Setelah waktu berlalu, Rasulullah SAW akhirnya menerima keislamannya dan bersabda, “Tiada dendam dan tiada penyesalan, wahai Abu Sufyan.”
Mendengar itu, Abu Sufyan meminta diajarkan wudhu dan shalat, lalu dengan penuh ketulusan ia menjadi seorang muslim yang taat dan pelindung Rasulullah.
Sejak saat itu, Abu Sufyan mengisi hari-harinya dengan ibadah dan jihad demi menebus masa lalunya. Dalam berbagai peperangan setelah penaklukan Makkah, ia selalu hadir mendampingi Rasulullah.
Pada Perang Hunain, Abu Sufyan tidak meninggalkan Rasulullah SAW sedikit pun. Dengan tangan kirinya ia menggenggam kendali kuda Nabi, sementara tangan kanannya menghunus pedang untuk menangkis serangan musuh hingga kaum muslimin meraih kemenangan.
Usai pertempuran, Rasulullah melihat seorang mukmin yang sejak awal tidak bergeser dari sisinya. Beliau lalu berkata, “Siapakah ini? Oh, saudaraku Abu Sufyan bin Harits! Aku telah meridhaimu, dan Allah telah mengampuni dosa-dosamu.”

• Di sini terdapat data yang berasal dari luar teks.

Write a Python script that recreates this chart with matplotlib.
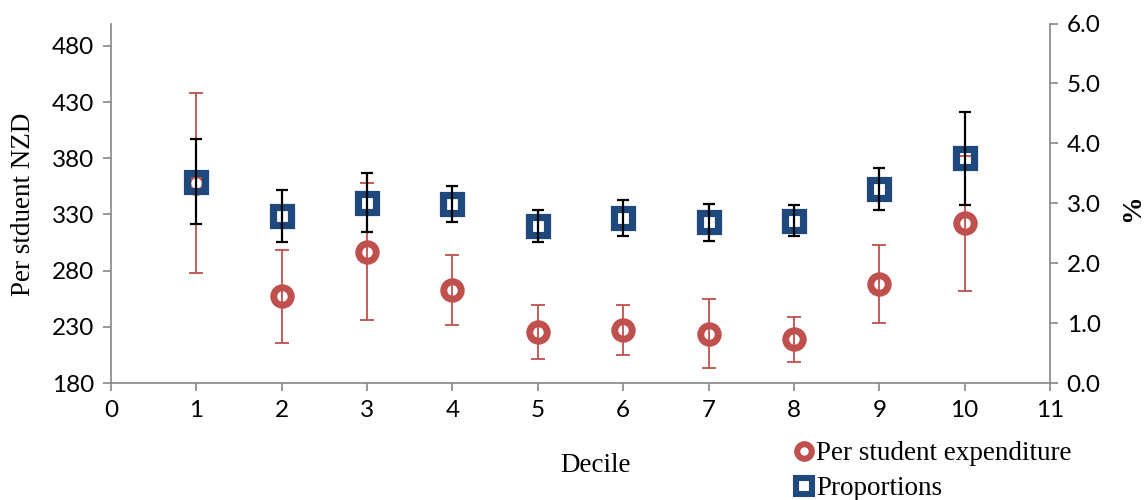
import matplotlib
matplotlib.use("Agg")
import matplotlib.pyplot as plt
from matplotlib.lines import Line2D

# Data
deciles = [1, 2, 3, 4, 5, 6, 7, 8, 9, 10]
expenditure = [358, 257, 297, 263, 225, 227, 224, 219, 268, 322]   # NZD per student
expenditure_err = [80, 41, 61, 31, 24, 22, 31, 20, 35, 60]
proportions = [3.36, 2.79, 3.01, 2.98, 2.62, 2.76, 2.68, 2.71, 3.24, 3.75]  # %
proportions_err = [0.71, 0.43, 0.49, 0.30, 0.26, 0.30, 0.31, 0.26, 0.35, 0.78]

left_ticks = [180, 230, 280, 330, 380, 430, 480]
right_ticks = [0.0, 1.0, 2.0, 3.0, 4.0, 5.0, 6.0]
x_ticks = list(range(0, 12))

RED = "#C0504D"
BLUE = "#1F497D"
SPINE = "#868686"
TICK_FONT = "Lato"
SERIF = "Liberation Serif"

W, H = 1145, 500
fig = plt.figure(figsize=(W / 100, H / 100), dpi=100)
ax = fig.add_axes([111 / W, 1 - 383 / H, (1050 - 111) / W, (383 - 23.5) / H])
ax2 = ax.twinx()

# Per student expenditure on the primary axis
ax.errorbar(deciles, expenditure, yerr=expenditure_err, fmt="none",
            ecolor=RED, elinewidth=1.3, capsize=4.8, capthick=1.3, zorder=2)
ax.plot(deciles, expenditure, linestyle="none", marker="o", markersize=12.6,
        markerfacecolor="none", markeredgecolor=RED, markeredgewidth=5.0, zorder=3)

# Proportions on the secondary axis
ax2.plot(deciles, proportions, linestyle="none", marker="s", markersize=13.0,
         markerfacecolor="none", markeredgecolor=BLUE, markeredgewidth=5.2,
         zorder=3)
ax2.errorbar(deciles, proportions, yerr=proportions_err, fmt="none",
             ecolor="black", elinewidth=1.6, capsize=4.2, capthick=1.6, zorder=4)

ax.set_xlim(0, 11)
ax.set_ylim(180, 500)
ax2.set_ylim(0, 6.0)
ax.set_xticks(x_ticks)
ax.set_yticks(left_ticks)
ax2.set_yticks(right_ticks)
ax2.set_yticklabels([f"{v:.1f}" for v in right_ticks])

for a in (ax, ax2):
    a.spines["top"].set_visible(False)
    for s in ("left", "right", "bottom"):
        a.spines[s].set_color(SPINE)
        a.spines[s].set_linewidth(1.2)
    a.tick_params(axis="both", direction="out", length=6, width=1.2,
                  color=SPINE, labelsize=17.5, labelcolor="black", pad=6)
    for lbl in a.get_xticklabels() + a.get_yticklabels():
        lbl.set_fontfamily(TICK_FONT)
ax.spines["right"].set_visible(False)
ax2.spines["left"].set_visible(False)
ax2.spines["bottom"].set_visible(False)
ax.set_facecolor("none")

# Axis titles
fig.text(24 / W, 1 - 204 / H, "Per stduent NZD", rotation=90, ha="center",
         va="center", fontfamily=SERIF, fontsize=19.5)
fig.text(596 / W, 1 - 465 / H, "Decile", ha="center", va="center",
         fontfamily=SERIF, fontsize=19.5)
fig.text(1133 / W, 1 - 208 / H, "%", rotation=90, ha="center", va="center",
         fontfamily=SERIF, fontsize=20, fontweight="bold")

# Legend
handles = [
    Line2D([], [], linestyle="none", marker="o", markersize=10.5,
           markerfacecolor="none", markeredgecolor=RED, markeredgewidth=4.4),
    Line2D([], [], linestyle="none", marker="s", markersize=11,
           markerfacecolor="none", markeredgecolor=BLUE, markeredgewidth=4.4),
]
fig.legend(handles, ["Per student expenditure", "Proportions"],
           loc="upper left", bbox_to_anchor=(796 / W, 1 - 441 / H),
           frameon=False, handlelength=0.6, handletextpad=0.15,
           borderpad=0, borderaxespad=0, labelspacing=0.38,
           prop={"family": SERIF, "size": 19.5})

fig.savefig("out.png", dpi=100)
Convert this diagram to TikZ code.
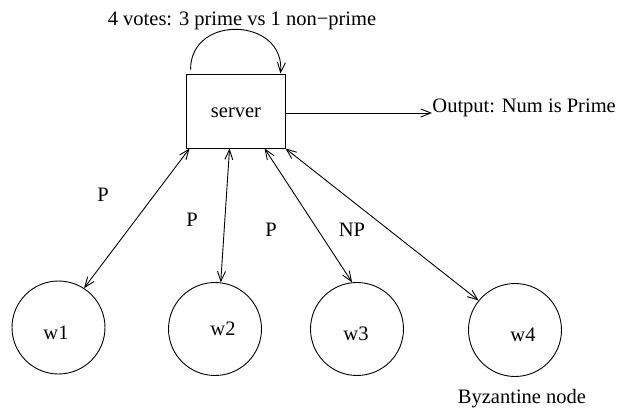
\documentclass[tikz,border=0pt]{standalone}
\usepackage{fontspec}
\setmainfont{Liberation Serif}
\usetikzlibrary{arrows.meta,calc}
\begin{document}
\begin{tikzpicture}[x=1pt,y=-1pt,
  font=\fontsize{20.5}{24}\selectfont,
  line width=0.9pt,
  >={Straight Barb[length=10pt,width=8pt,line width=0.9pt]},
  box/.style={draw,rectangle,minimum width=99pt,minimum height=74pt,inner sep=0pt},
  worker/.style={draw,circle,minimum size=93pt,inner sep=0pt},
  txt/.style={inner sep=0pt}]
\useasboundingbox (0,0) rectangle (619,414);

% server and the four workers
\node[box] (server) at (235.5,111) {};
\node[txt] (stext) at (236,113) {server};
\node[worker] (w1) at (58.5,327.5) {};
\node[worker] (w2) at (215,329) {};
\node[worker] (w3) at (357,329) {};
\node[worker] (w4) at (515,330) {};
\node[txt] (t1) at (56,333) {w1};
\node[txt] (t2) at (223,329) {w2};
\node[txt] (t3) at (356,334) {w3};
\node[txt] (t4) at (523,335) {w4};

% texts
\node[txt,anchor=base] (votes) at (242,26) {4 votes: 3 prime vs 1 non\raisebox{0.1ex}{−}prime};
\node[txt,anchor=base west] (out) at (432,113) {Output: Num is Prime};
\node[txt,anchor=base] (byz) at (522,403.5) {Byzantine node};
\node[txt] (p1) at (103,195) {P};
\node[txt] (p2) at (192,220) {P};
\node[txt] (p3) at (271,230) {P};
\node[txt] (np) at (352,230) {NP};

% attachment points on the server's border
\coordinate (a1) at ($(server.south west)+(4,0)$);
\coordinate (a2) at ($(server.south west)+(44,0)$);
\coordinate (a3) at ($(server.south west)+(79,0)$);
\coordinate (a4) at (server.south east);
\coordinate (l0) at ($(server.north west)+(5,-4)$);
\coordinate (l1) at ($(server.north east)+(-5,0)$);
\coordinate (o1) at (out.base west);

% connectors
\draw[<->] (a1) -- (w1.57);
\draw[<->] (a2) -- (w2.83);
\draw[<->] (a3) -- (w3.96);
\draw[<->] (a4) -- (w4.141);
\draw[->] (server.east |- o1) -- (o1);
\draw[->] (l0) .. controls +(0,-56) and +(5,-56) .. (l1);
\end{tikzpicture}
\end{document}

Ucapan itu membuat hati Abu Sufyan dipenuhi kebahagiaan dan semangatnya kembali berkobar. Ia pun kembali berjuang bersama kaum muslimin mengejar sisa-sisa pasukan musuh.
Sejak peristiwa itu, Abu Sufyan benar-benar merasakan nikmat iman dan ridha Allah. Ia hidup dengan penuh kesederhanaan, memperbanyak ibadah, menekuni Al-Qur’an, serta menjauhi segala gemerlap dunia.